When considering recent North Korean promises of devastating military strikes against the United States and South Korea, it’s important to understand that Pyongyang carries out its threats — except when it doesn’t.
Despite this, it’s probably best not to take any chances.
Once again, North Korea is pushing tensions in Northeast Asia to a fever-pitch. In addition to military action, Pyongyang is ending the 1953 armistice as well as shutting down the DMZ crisis hotline.
It’s done things like this before, but this time North Korea is annoyed about new punitive economic sanctions the United Nations levied on it last week as a result of its recent nuclear explosion.
Pyongyang may also feel emboldened in light of that (likely) more advanced nuclear weapons test — and a successful long-range ballistic missile launch that preceded it.
But beyond the new U.N. sanctions, North Korea is also doing lots of messaging with its threatening words and behavior. First, it’s trying to pump up the leadership credentials of Kim Jong Un to his own people.
When he came into office, the newest king of the “Kim-dom” didn’t have the gravitas of his grandfather and the nation’s founder (Kim Il Sung), or his father (Kim Jong Il), a long-standing No. 2 and later leader.
And nothing burnishes a North Korean cult of personality like chest-thumping its archenemies, South Korea and the United States, in the state-run media.
Of course, the messages go beyond the folks at home.
North Korea can’t be any too happy with China, which supported the newest U.N. sanctions. Beijing and Pyongyang have a curious marriage; while a regional crisis doesn’t benefit China, North Korea feels it must show its independence from time to time.

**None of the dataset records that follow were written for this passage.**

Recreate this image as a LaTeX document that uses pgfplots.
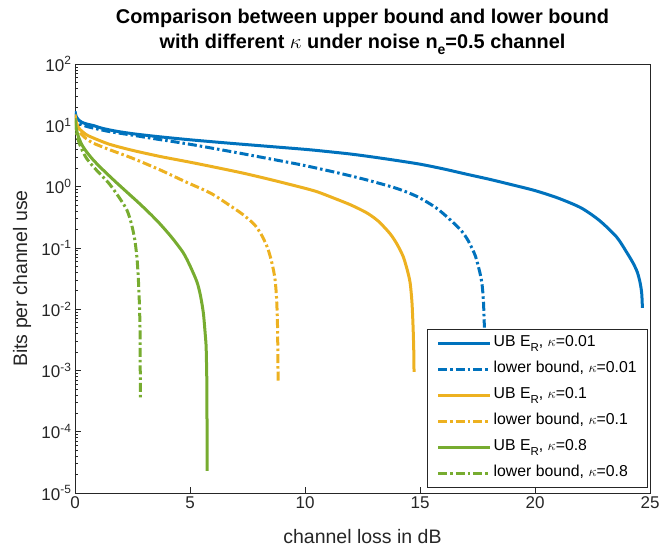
\documentclass[border=0pt]{standalone}
\usepackage{pgfplots}
\pgfplotsset{compat=1.18}
\usepackage{fontspec}
\setmainfont{Liberation Sans}
\definecolor{mblue}{rgb}{0,0.447,0.741}
\definecolor{morange}{rgb}{0.929,0.694,0.125}
\definecolor{mgreen}{rgb}{0.466,0.674,0.188}
\definecolor{axgray}{rgb}{0.15,0.15,0.15}
\newcommand{\lsub}[1]{\raisebox{-5pt}{\fontsize{11.5}{12}\selectfont #1}}
\newcommand{\tsub}[1]{\raisebox{-6.5pt}{\fontsize{14}{14}\selectfont #1}}
\begin{document}
\begin{tikzpicture}
\path[use as bounding box] (-75pt,-58pt) rectangle (585pt,493pt);
\begin{axis}[
  scale only axis, width=575pt, height=429pt,
  at={(0,0)}, anchor=south west,
  ymode=log, log basis y=10,
  xmin=0, xmax=25, ymin=1e-5, ymax=1e2,
  xtick={0,5,10,15,20,25},
  ytick={1e-5,1e-4,1e-3,1e-2,1e-1,1,1e1,1e2},
  yticklabels={10\textsuperscript{-5},10\textsuperscript{-4},10\textsuperscript{-3},10\textsuperscript{-2},10\textsuperscript{-1},10\textsuperscript{0},10\textsuperscript{1},10\textsuperscript{2}},
  minor ytick={2e-5,3e-5,4e-5,5e-5,6e-5,7e-5,8e-5,9e-5,
    2e-4,3e-4,4e-4,5e-4,6e-4,7e-4,8e-4,9e-4,
    2e-3,3e-3,4e-3,5e-3,6e-3,7e-3,8e-3,9e-3,
    0.02,0.03,0.04,0.05,0.06,0.07,0.08,0.09,
    0.2,0.3,0.4,0.5,0.6,0.7,0.8,0.9,
    2,3,4,5,6,7,8,9,20,30,40,50,60,70,80,90},
  xtick pos=bottom, ytick pos=left,
  tick align=inside,
  major tick length=6pt, minor tick length=3.5pt,
  every tick/.style={axgray, line width=0.6pt},
  axis line style={axgray, line width=0.8pt},
  /pgf/number format/assume math mode=true,
  tick label style={font=\fontsize{17}{20}\selectfont, text=axgray},
  xlabel={channel loss in dB},
  ylabel={Bits per channel use},
  label style={font=\fontsize{19.5}{23}\selectfont, text=axgray},
  xlabel style={at={(axis description cs:0.5,-0.1026)}, anchor=center},
  ylabel style={at={(axis description cs:-0.0922,0.5)}, anchor=center},
  title={Comparison between upper bound and lower bound\\with different $\kappa$ under noise n\tsub{e}=0.5 channel},
  title style={at={(0.5,1)}, anchor=south, inner sep=0pt, yshift=3pt, align=center, font=\bfseries\fontsize{19.9}{25}\selectfont},
  legend style={at={(1,0)}, anchor=south east, xshift=-2pt, yshift=5pt,
    draw=axgray, line width=0.7pt, fill=white,
    font=\fontsize{15.8}{18}\selectfont, inner xsep=9pt, inner ysep=3pt,
    row sep=4pt,
    nodes={text height=12pt, text depth=6pt, inner sep=2pt},
    /tikz/every even column/.append style={column sep=5pt}},
  legend cell align=left,
  legend image code/.code={\draw[#1] (0pt,0pt) -- (52pt,0pt);},
  every axis plot/.append style={smooth, tension=0.45},
]
\addplot[mblue, line width=3pt] coordinates {
(0,17) (0.05,14) (0.15,12.3) (0.3,11.2) (0.5,10.5) (0.8,9.9) (1.2,8.9) (1.8,8.0) (2.5,7.3) (3.5,6.6) (5,5.8) (7,5.0) (10,4.05) (11,3.72) (12,3.39) (13,3.02) (14,2.66) (15,2.32) (16,1.95) (17,1.6) (18,1.32) (19,1.07) (20,0.86) (21,0.65) (22,0.45) (22.8,0.28) (23.55,0.15) (24,0.083) (24.27,0.056) (24.45,0.04) (24.57,0.027) (24.64,0.018) (24.67,0.0105)
};
\addlegendentry{UB E\lsub{R}, $\kappa$=0.01}
\addplot[mblue, line width=3pt, dash pattern=on 9pt off 3pt on 2.5pt off 3pt] coordinates {
(0,16) (0.05,13) (0.15,11) (0.3,10.2) (0.5,9.6) (0.8,9.0) (1.5,7.9) (2.5,6.9) (3.5,6.0) (5,4.9) (7,3.6) (9,2.6) (10,2.2) (11.5,1.65) (12.7,1.28) (14,0.93) (14.9,0.68) (15.7,0.45) (16.3,0.29) (16.8,0.19) (17.1,0.13) (17.4,0.075) (17.6,0.04) (17.7,0.025) (17.76,0.013) (17.8,0.005)
};
\addlegendentry{lower bound, $\kappa$=0.01}
\addplot[morange, line width=3pt] coordinates {
(0,15) (0.05,11.5) (0.15,9.2) (0.3,8.0) (0.5,7.0) (0.8,6.2) (1.5,4.9) (2.5,3.9) (3.7,3.1) (5,2.5) (6,2.1) (7.3,1.66) (8.5,1.3) (9.8,0.98) (10.5,0.83) (11.2,0.66) (12,0.5) (12.7,0.37) (13.2,0.27) (13.7,0.17) (14,0.115) (14.27,0.072) (14.45,0.043) (14.57,0.027) (14.65,0.013) (14.7,0.005) (14.73,0.002) (14.74,0.00095)
};
\addlegendentry{UB E\lsub{R}, $\kappa$=0.1}
\addplot[morange, line width=3pt, dash pattern=on 9pt off 3pt on 2.5pt off 3pt] coordinates {
(0,14) (0.05,10.5) (0.15,8.2) (0.3,7.0) (0.5,6.0) (0.8,5.1) (1.5,4.0) (2.5,2.9) (3.7,1.87) (4.8,1.2) (5.9,0.78) (6.7,0.5) (7.3,0.35) (7.8,0.24) (8.1,0.165) (8.35,0.105) (8.5,0.07) (8.62,0.045) (8.7,0.03) (8.76,0.016) (8.8,0.0066) (8.82,0.002) (8.83,0.00066)
};
\addlegendentry{lower bound, $\kappa$=0.1}
\addplot[mgreen, line width=3pt] coordinates {
(0,13) (0.05,9) (0.15,6.5) (0.3,4.8) (0.5,3.7) (0.8,2.7) (1.2,1.9) (1.7,1.26) (2.25,0.816) (2.8,0.53) (3.3,0.35) (3.7,0.245) (4.2,0.149) (4.7,0.084) (5.0,0.051) (5.3,0.028) (5.45,0.017) (5.58,0.0087) (5.66,0.004) (5.7,0.0025) (5.72,0.0012) (5.73,0.0007) (5.738,0.0002) (5.742,0.00008) (5.745,0.000023)
};
\addlegendentry{UB E\lsub{R}, $\kappa$=0.8}
\addplot[mgreen, line width=3pt, dash pattern=on 9pt off 3pt on 2.5pt off 3pt] coordinates {
(0,12) (0.05,8) (0.15,5.6) (0.3,4.0) (0.5,2.9) (0.8,2.1) (1.1,1.6) (1.5,1.1) (1.9,0.68) (2.25,0.42) (2.45,0.25) (2.6,0.135) (2.7,0.065) (2.76,0.028) (2.8,0.012) (2.83,0.004) (2.84,0.00035)
};
\addlegendentry{lower bound, $\kappa$=0.8}
\end{axis}
\end{tikzpicture}
\end{document}
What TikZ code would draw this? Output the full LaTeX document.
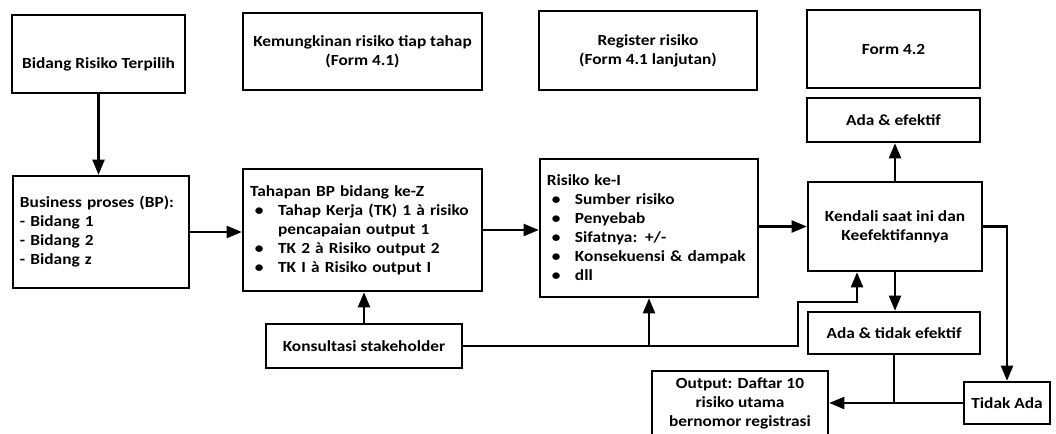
\documentclass[tikz,border=0pt]{standalone}
\usepackage{fontspec}
\setmainfont{Carlito}[FakeStretch=1.12]
\usepackage{tikz}
\usetikzlibrary{arrows.meta}
\tikzset{
	box/.style={draw, line width=1.7pt, font=\fontsize{11}{13.5}\selectfont\bfseries, align=center, inner sep=5pt}
}
\tikzset{
	listbox/.style={box, align=left, inner xsep=5pt}
}
\tikzset{
	arr/.style={line width=1.7pt, -{Triangle[length=0.38cm, width=0.3cm]}}
}
\newcommand{\itm}[1]{\makebox[0.7cm][l]{\hspace{0.12cm}\textbullet}\mbox{#1}}

\begin{document}
\begin{tikzpicture}[x=0.025cm, y=-0.025cm]
      \useasboundingbox (0,0) rectangle (1056,433);
      \clip (0,0) rectangle (1056,433);
      \node[box, minimum width=4.325cm, minimum height=1.95cm] (pilih) at (98.5,54) {\raisebox{-0.27cm}[\height][\depth]{Bidang Risiko Terpilih}};
      \node[box, minimum width=5.975cm, minimum height=1.925cm] (form41) at (362.5,51.5) {Kemungkinan risiko tiap tahap\\(Form 4.1)};
      \node[box, minimum width=5.45cm, minimum height=1.975cm] (register) at (648,50.5) {Register risiko\\(Form 4.1 lanjutan)};
      \node[box, minimum width=4.325cm, minimum height=1.95cm] (form42) at (893.5,49) {Form 4.2};
      \node[box, minimum width=4.325cm, minimum height=1.1cm] (efektif) at (893.5,120) {Ada \& efektif};
      \node[listbox, text width=4.05cm, minimum height=2.8cm] (bp) at (101,232) {Business proses (BP):\\- Bidang 1\\- Bidang 2\\- Bidang z};
      \node[listbox, text width=5.62cm, minimum height=3.05cm] (tahap) at (362.5,230) {Tahapan BP bidang ke-Z\\\itm{Tahap Kerja (TK) 1 à risiko}\\\hspace*{0.7cm}pencapaian output 1\\\itm{TK 2 à Risiko output 2}\\\itm{TK I à Risiko output I}};
      \node[listbox, text width=5.1cm, minimum height=3.45cm] (risiko) at (649,228) {Risiko ke-I\\\itm{Sumber risiko}\\\itm{Penyebab}\\\itm{Sifatnya: +/-}\\\itm{Konsekuensi \& dampak}\\\itm{dll}};
      \node[box, minimum width=4.35cm, minimum height=2.225cm] (kendali) at (895,226.5) {Kendali saat ini dan\\Keefektifannya};
      \node[box, minimum width=4.3cm, minimum height=1.05cm] (tidakefektif) at (894,333) {Ada \& tidak efektif};
      \node[box, minimum width=4.9cm, minimum height=1.1cm] (konsultasi) at (364,346) {Konsultasi stakeholder};
      \node[box, minimum width=4.4cm, minimum height=1.6cm, inner sep=2pt] (output) at (740,403) {Output: Daftar 10\\risiko utama\\bernomor registrasi};
      \node[box, minimum width=2.15cm, minimum height=1.05cm, inner sep=2pt] (tidakada) at (1007,403) {Tidak Ada};
      \coordinate (bend) at (798,302);
      \draw[arr] (pilih.south) -- (pilih.south |- bp.north);
      \draw[arr] (bp.east) -- (bp.east -| tahap.west);
      \draw[arr] (tahap.east) -- (tahap.east -| risiko.west);
      \draw[arr] (kendali.west -| risiko.east) -- (kendali.west);
      \draw[arr] (kendali.north) -- (kendali.north |- efektif.south);
      \draw[arr] (kendali.south) -- (kendali.south |- tidakefektif.north);
      \draw[arr] (kendali.east) -| (tidakada.north);
      \draw[arr] (konsultasi.north) -- (konsultasi.north |- tahap.south);
      \draw[arr] (konsultasi.east) -| (bend) -| ([xshift=-0.95cm]kendali.south);
      \draw[arr] (konsultasi.east -| risiko.south) -- (risiko.south);
      \draw[arr] (tidakefektif.south) |- (output.east);
      \draw[line width=1.7pt] (tidakada.west) -- (tidakada.west -| tidakefektif.south);
    \end{tikzpicture}
\end{document}
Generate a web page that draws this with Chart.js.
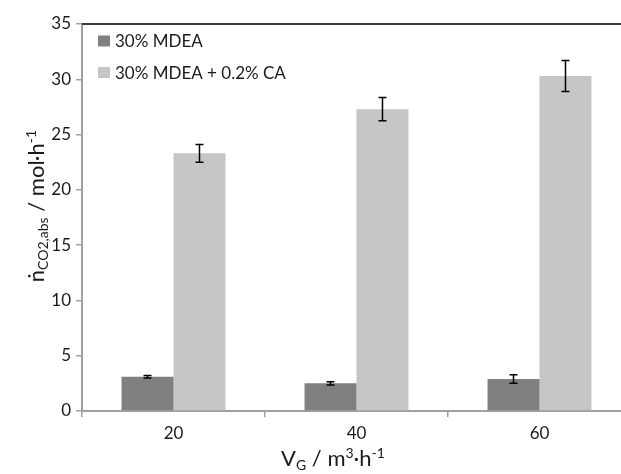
<!DOCTYPE html>
<html>
<head>
<meta charset="utf-8">
<script src="https://cdn.jsdelivr.net/npm/chart.js@4/dist/chart.umd.min.js"></script>
<style>
  html, body { margin: 0; padding: 0; background: #fff; overflow: hidden; }
  #wrap { width: 631px; height: 474px; }
</style>
</head>
<body>
<div id="wrap"><canvas id="chart"></canvas></div>
<script>
// Data
const categories = ['20', '40', '60'];
const seriesNames = ['30% MDEA', '30% MDEA + 0.2% CA'];
const mdea = [3.1, 2.5, 2.9];
const mdeaErr = [0.12, 0.15, 0.38];
const mdeaCa = [23.3, 27.3, 30.3];
const mdeaCaErr = [0.8, 1.05, 1.4];
const yTicks = [0, 5, 10, 15, 20, 25, 30, 35];

const FONT = 'Lato, "Open Sans", sans-serif';

// draw text pieces with sub/superscripts, centred on cx
function drawParts(ctx, parts, cx, by) {
  let total = 0;
  parts.forEach(p => {
    ctx.font = p[1] + 'px ' + FONT;
    total += ctx.measureText(p[0]).width;
  });
  let x = cx - total / 2;
  parts.forEach(p => {
    ctx.font = p[1] + 'px ' + FONT;
    ctx.fillText(p[0], x, by + p[2]);
    x += ctx.measureText(p[0]).width;
  });
}

// error bars, frame line, legend and axis titles
const extras = {
  id: 'extras',
  afterDatasetsDraw(chart) {
    const ctx = chart.ctx;
    const y = chart.scales.y;
    const area = chart.chartArea;
    const errs = [mdeaErr, mdeaCaErr];

    ctx.save();
    ctx.strokeStyle = '#000';
    ctx.lineWidth = 1.5;
    chart.data.datasets.forEach((ds, i) => {
      chart.getDatasetMeta(i).data.forEach((bar, j) => {
        const hi = y.getPixelForValue(ds.data[j] + errs[i][j]);
        const lo = y.getPixelForValue(ds.data[j] - errs[i][j]);
        ctx.beginPath();
        ctx.moveTo(bar.x, hi); ctx.lineTo(bar.x, lo);
        ctx.moveTo(bar.x - 4, hi); ctx.lineTo(bar.x + 4, hi);
        ctx.moveTo(bar.x - 4, lo); ctx.lineTo(bar.x + 4, lo);
        ctx.stroke();
      });
    });

    // top frame line
    ctx.strokeStyle = '#3a3a3a';
    ctx.lineWidth = 2;
    ctx.beginPath();
    ctx.moveTo(area.left, area.top);
    ctx.lineTo(area.right, area.top);
    ctx.stroke();

    // legend
    ctx.font = '17px ' + FONT;
    ctx.textBaseline = 'middle';
    ctx.textAlign = 'left';
    chart.data.datasets.forEach((ds, i) => {
      const ly = 41 + i * 31.5;
      ctx.fillStyle = ds.backgroundColor;
      ctx.fillRect(98, ly - 5.5, 12, 11);
      ctx.fillStyle = '#1a1a1a';
      ctx.fillText(ds.label, 115, ly + 1);
    });

    // axis titles
    ctx.fillStyle = '#1a1a1a';
    ctx.textBaseline = 'alphabetic';
    drawParts(ctx, [
      ['V', 22, 0], ['G', 14, 4], [' / m', 22, 0], ['3', 14, -8], ['·h', 22, 0], ['-1', 14, -8]
    ], 333, 466);

    ctx.translate(44, 0);
    ctx.rotate(-Math.PI / 2);
    drawParts(ctx, [
      ['\u1E45', 22, 0], ['CO2,abs', 14, 4], [' / mol·h', 22, 0], ['-1', 14, -8]
    ], -206, 0);
    ctx.restore();
  }
};

new Chart(document.getElementById('chart'), {
  type: 'bar',
  data: {
    labels: categories,
    datasets: [
      { label: seriesNames[0], data: mdea, backgroundColor: '#808080' },
      { label: seriesNames[1], data: mdeaCa, backgroundColor: '#c6c6c6' }
    ]
  },
  options: {
    responsive: true,
    maintainAspectRatio: false,
    animation: false,
    categoryPercentage: 0.568,
    barPercentage: 1,
    layout: { padding: { top: 24, right: 0, left: 0, bottom: 0 } },
    plugins: { legend: { display: false }, tooltip: { enabled: false } },
    scales: {
      x: {
        offset: true,
        afterFit: s => { s.height = 63; },
        grid: { offset: true, drawOnChartArea: false, drawTicks: true, tickLength: 6, color: '#a0a0a0', lineWidth: 1.5 },
        border: { color: '#a0a0a0', width: 2 },
        ticks: { color: '#1a1a1a', font: { family: FONT, size: 17 }, padding: 6 }
      },
      y: {
        min: 0,
        max: 35,
        afterFit: s => { s.width = 82; },
        afterBuildTicks: s => { s.ticks = yTicks.map(v => ({ value: v })); },
        grid: { drawOnChartArea: false, drawTicks: true, tickLength: 6, color: '#a0a0a0', lineWidth: 1.5 },
        border: { color: '#a0a0a0', width: 2 },
        ticks: { color: '#1a1a1a', font: { family: FONT, size: 17 }, padding: 5 }
      }
    }
  },
  plugins: [extras]
});
</script>
</body>
</html>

Plus, Pyongyang wouldn’t mind causing some trouble for the new government in Seoul under South Korea’s first female president, Park Geun-hye, who came to power just last month.
North Korea hasn’t been afraid to mix it up militarily with South Korea in recent years, including sinking one of its warships and shelling a South Korean island.
Naturally, North Korea is also signaling to President Obama’s new national security team, including Secretary of State John Kerry and Defense Secretary Chuck Hagel that it won’t be taken for granted.
Considering ongoing and future U.S. defense cuts, Pyongyang may feel the time is right to tweak Washington’s nose.
So, in the end, North Korea makes threats. It thrives on its ability to wreak death and destruction. Some threats they carry out; some they don’t. When and where is also their choice.
The problem is that if they don’t carry threats out, they become meaningless, losing their leverage. It’s best we err on the safe side and be ready for trouble.
-Peter Brookes is a Heritage Foundation senior fellow and a former deputy assistant secretary of defense.
First appeared in Boston Herald.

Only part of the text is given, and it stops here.